What Determines if You Pass a Background Check?

Reliable and thorough background check processes help companies find out what they need to know about potential hires, but how they process the information is up to them, as is the final decision. It’s important to be aware of red flags and the impact they might have on an applicant’s qualifications. Screening services like CheckPeople, who know the ins and outs of background checks, can help you recognize red flags and make the best hire. We list the major ones below.

Numerous Short-term Jobs

Temporary or seasonal work is one thing, but a history of short-lived jobs doesn’t look good on a resume. It might mean the person had to quit or were fired or their enthusiasm for new jobs is brief, and they get bored or unhappy with work easily. Your business needs more enduring and dependable employees, so you’ll probably go wrong with a candidate like this.

Unemployment Gaps

If it looks like unemployment is a pattern for an individual, they might not be a good fit. Multiple employment gaps could mean the person is unreliable, difficult to work with, or simply can’t hold down a job.

One or two gaps shouldn’t be a cause for concern. A lot of people have them on their resumes. There are many reasons for gaps: you got sick, you decided to take a new career path, or you took time off to care for a child or sick relative.

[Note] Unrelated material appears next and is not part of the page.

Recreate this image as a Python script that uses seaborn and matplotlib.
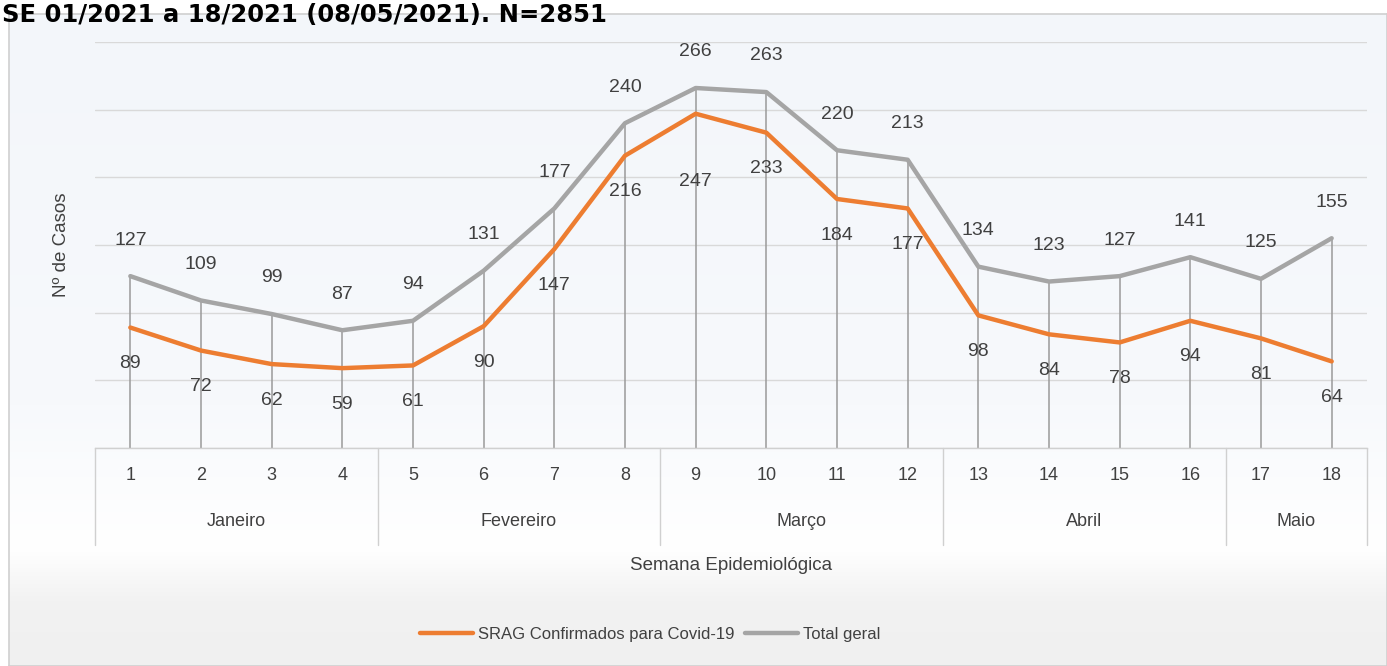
import numpy as np
import pandas as pd
import matplotlib
matplotlib.use("Agg")
import matplotlib.pyplot as plt
import matplotlib.transforms as mtransforms
from matplotlib.colors import LinearSegmentedColormap
from matplotlib.lines import Line2D
import seaborn as sns

# ---------------- data ----------------
weeks = [str(i) for i in range(1, 19)]
months = ["Janeiro", "Fevereiro", "Março", "Abril", "Maio"]
weeks_per_month = [4, 4, 4, 4, 2]
covid = [89, 72, 62, 59, 61, 90, 147, 216, 247, 233, 184, 177, 98, 84, 78, 94, 81, 64]
total = [127, 109, 99, 87, 94, 131, 177, 240, 266, 263, 220, 213, 134, 123, 127, 141, 125, 155]
series_names = ["SRAG Confirmados para Covid-19", "Total geral"]
title = "SE 01/2021 a 18/2021 (08/05/2021). N=2851"
xlabel = "Semana Epidemiológica"
ylabel = "Nº de Casos"

# ---------------- style ----------------
W, H = 1387, 666
DPI = 100
ORANGE = "#ED7D31"
GRAY = "#A5A5A5"
TXT = "#404040"
FONT = ["Liberation Sans", "DejaVu Sans"]

sns.set_theme(style="white")
plt.rcParams["font.family"] = FONT

fig = plt.figure(figsize=(W / DPI, H / DPI), dpi=DPI)
fig.patch.set_facecolor("white")

def fx(px):
    return px / W

def fy(py):
    return 1 - py / H

# background panel with gradient
bg = fig.add_axes([fx(9), fy(H), fx(W - 9), fy(14) - fy(H)], zorder=0)
cmap = LinearSegmentedColormap.from_list(
    "bg", [(0.0, "#f3f6fa"), (0.6, "#f7f9fc"), (0.82, "#ffffff"), (0.9, "#f2f2f2"), (1.0, "#f0f0f0")])
grad = np.linspace(0, 1, 256).reshape(-1, 1)
bg.imshow(grad, aspect="auto", cmap=cmap, extent=[0, 1, 0, 1], origin="upper")
bg.set_xticks([])
bg.set_yticks([])
for s in bg.spines.values():
    s.set_color("#d0d0d0")
    s.set_linewidth(1.2)

# title (kept fully visible at the top edge)
fig.text(fx(2), fy(22), title, fontsize=17.5, fontweight="bold", color="black",
         ha="left", va="baseline", family=["DejaVu Sans"], zorder=5)

# main axes
left_px, right_px, top_px, base_px = 95, 1367, 42, 448
ax = fig.add_axes([fx(left_px), fy(base_px), fx(right_px - left_px), fy(top_px) - fy(base_px)], zorder=2)
ax.patch.set_alpha(0)

x = np.arange(len(weeks))
df = pd.DataFrame({
    "x": np.concatenate([x, x]),
    "value": covid + total,
    "series": [series_names[0]] * len(x) + [series_names[1]] * len(x),
})

ax.set_xlim(-0.5, len(weeks) - 0.5)
ax.set_ylim(0, 300)
ax.set_yticks(np.arange(0, 301, 50))
ax.yaxis.grid(True, color="#d9d9d9", linewidth=1.0)
ax.xaxis.grid(False)
ax.set_yticklabels([])
ax.tick_params(axis="y", length=0)
for s in ["top", "right", "left"]:
    ax.spines[s].set_visible(False)
ax.spines["bottom"].set_color("#d0d0d0")
ax.spines["bottom"].set_linewidth(1.0)

# drop lines
ax.vlines(x, 0, np.maximum(covid, total), color="#9a9a9a", linewidth=1.1, zorder=1)

sns.lineplot(data=df, x="x", y="value", hue="series", palette=[ORANGE, GRAY],
             linewidth=3.2, legend=False, ax=ax, zorder=3)
for ln in ax.get_lines():
    ln.set_solid_capstyle("round")
    ln.set_solid_joinstyle("round")

# data labels
for i, (c, t) in enumerate(zip(covid, total)):
    ax.annotate(str(t), (i, t), xytext=(0, 26), textcoords="offset points",
                ha="center", va="center", fontsize=14, color=TXT, zorder=4)
    dy = -49 if i == 8 else -26
    ax.annotate(str(c), (i, c), xytext=(0, dy), textcoords="offset points",
                ha="center", va="center", fontsize=14, color=TXT, zorder=4)

# x tick labels (weeks)
ax.set_xticks(x)
ax.set_xticklabels(weeks, fontsize=13, color=TXT)
ax.tick_params(axis="x", length=0, pad=14)
ax.set_xlabel("")
ax.set_ylabel("")

# month groups
trans = mtransforms.blended_transform_factory(ax.transData, fig.transFigure)
bounds = np.concatenate([[0], np.cumsum(weeks_per_month)]) - 0.5
for b in bounds:
    ax.add_line(Line2D([b, b], [fy(base_px), fy(545)], transform=trans, color="#d0d0d0",
                       linewidth=1.0, clip_on=False))
for m, a, b in zip(months, bounds[:-1], bounds[1:]):
    ax.text((a + b) / 2, fy(522), m, transform=trans, ha="center", va="center",
            fontsize=13, color=TXT)

# axis titles
fig.text(fx(731), fy(566), xlabel, ha="center", va="center", fontsize=13.5, color=TXT)
fig.text(fx(62), fy(245), ylabel, ha="center", va="center", rotation=90, fontsize=13.5, color=TXT)

# legend
handles = [Line2D([], [], color=ORANGE, linewidth=3.2), Line2D([], [], color=GRAY, linewidth=3.2)]
fig.legend(handles, series_names, loc="center", bbox_to_anchor=(fx(650), fy(634)), ncol=2,
           frameon=False, fontsize=12, handlelength=3.2, handletextpad=0.3, columnspacing=0.6,
           labelcolor=TXT)

fig.savefig("out.png", dpi=DPI)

Inconsistencies in Qualifications and Work Experience

Inconsistency is a major red flag as well, and a highly common one. It looks bad when the information you get from a background check is different from what the candidate provided. The candidate may have fabricated experience or qualifications to make themselves look more appealing. It’s important to proceed cautiously when you catch wind of their embellishments. This is character insight that requires serious thought even if the person seems qualified in other areas.

Criminal History

Criminal record checks are a critical and mandatory part of any background screening. As an employer, you must be aware of a potential staff member’s criminal history. The fact that not every incident will prevent you from hiring them is irrelevant here. You don’t want your organization to be held liable if you skip the criminal background check and your hire commits a crime at the workplace.

Passing a check isn’t always contingent on a clean slate. For instance, you might be able to overlook a minor incident or a decade-old one. Your candidate may have been arrested for something, but that doesn’t mean they were convicted. The key aspect to watch for here is how honest they are when asked about their criminal history. Lying about it in the interview or application could be a deal-breaker and being forthright is definitely a good sign. It shows the person can be trusted going forward.

Little or no Relevant Experience

Just like making up experience is a red flag, so is the opposite. You might encounter an applicant who’s omitted relevant jobs. Normally, people want to put their best faces forward when seeking employment. The fact that relevant experience is missing might mean they don’t want you to know about those jobs for some reason. Always ask about such things. The candidate may be able to explain why the information is missing. To get as many details as possible, follow up on any previous jobs you learn about.

Declining a Background Check

The way someone approaches a background check is often telling. So much so, in fact, that you might be able to learn more from that than from the report itself. Candidates have the right to refuse a check, but this could be a red flag, indicating they’re hiding something bad. Every employer wants to hire reliable and honest people.

If your candidate answers questions about their employment, financial, or criminal history in a calm and collected manner during the interview, it shows they’re reliable and qualified. On the other hand, a person who tries to hide relevant aspects of their background might not be suitable for your company.

You need as much information as you can get surrounding the red flags we’ve discussed. Consider any explanations or context you have for them. The best hiring decisions are well-informed ones.